Tuesday, August 7, 2012

8/9/2012 – Thursday of 18th week of ordinary time – St Edith Stein – Jeremiah 31:31-34, Psalm 51:12-15, 18-19


        We hear a lot about hearts in today’s readings.  The psalmist asks the Lord to create a clean heart in him, to renew a steadfast spirit within him.  As I we heard about the shooting in Wisconsin over the weekend in which worshippers were killed at a Sikh temple, we saw images of the shooter as a young boy growing up here in the United States and as a young man serving in the military, then as an adult associated with white supremacist organizations, as a man wanting to kill people gathering in their house of worship.  We wonder what would turn a heart to do something like that. From time to time, we all might ask the Lord to cleanse our hearts, to create a new spirit within us that would devote our hearts only to him.
         Then we hear the prophet Jeremiah talking about a new covenant that the Lord will make with his people, one that is written on the hearts of the people.  I think if we search our hearts, we hopefully will find messages from God written there.  I think there is something innate within us that draws us to God, that desires a relationship and a covenant with him. 
         We have many saints that we celebrate who were members of the Carmelite religious order.  We think of St Teresa of Avila, St Therese of Lisieux, St John of the Cross, and St Teresa of the Andes.  Today we celebrate another great Carmelite saint – St Edith Stein.  She was born in part of the German empire in the late 19th century to an observant Jewish family.  She earned a PhD in philosophy.  Her study of the writings of St Teresa of Avila drew her to Catholicism.  After her conversion and baptism, she became a Carmelite nun, taking the name Teresa Benedicta of the Cross.  She was transferred to a convent in the Netherlands during WWII, where she was thought to be safe, but a statement read in Catholic parishes in the Netherlands in 1942 condemning the Nazis brought about the imprisonment of Jewish converts to Catholicism in that country.  She died in Aushwitz at the age of 50 in 1942. 
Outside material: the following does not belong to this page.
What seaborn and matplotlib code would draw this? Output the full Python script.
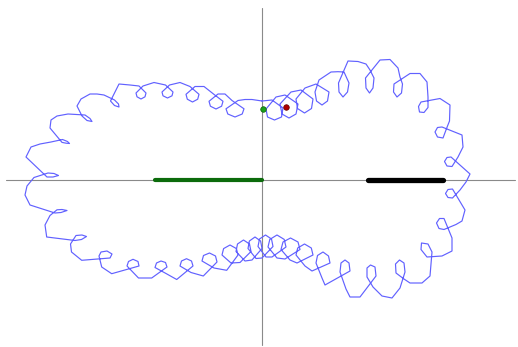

         We look into the human heart at the grace of God that can be at work in our hearts, but we also see a lot of violence and destruction that can come out of our human heart as well.  We see the horror of WWII, the shootings at a temple or a movie theater, and we wonder how a human heart can do such things.  We need hearts that are focused on God and what he teaches us.  That is what we need.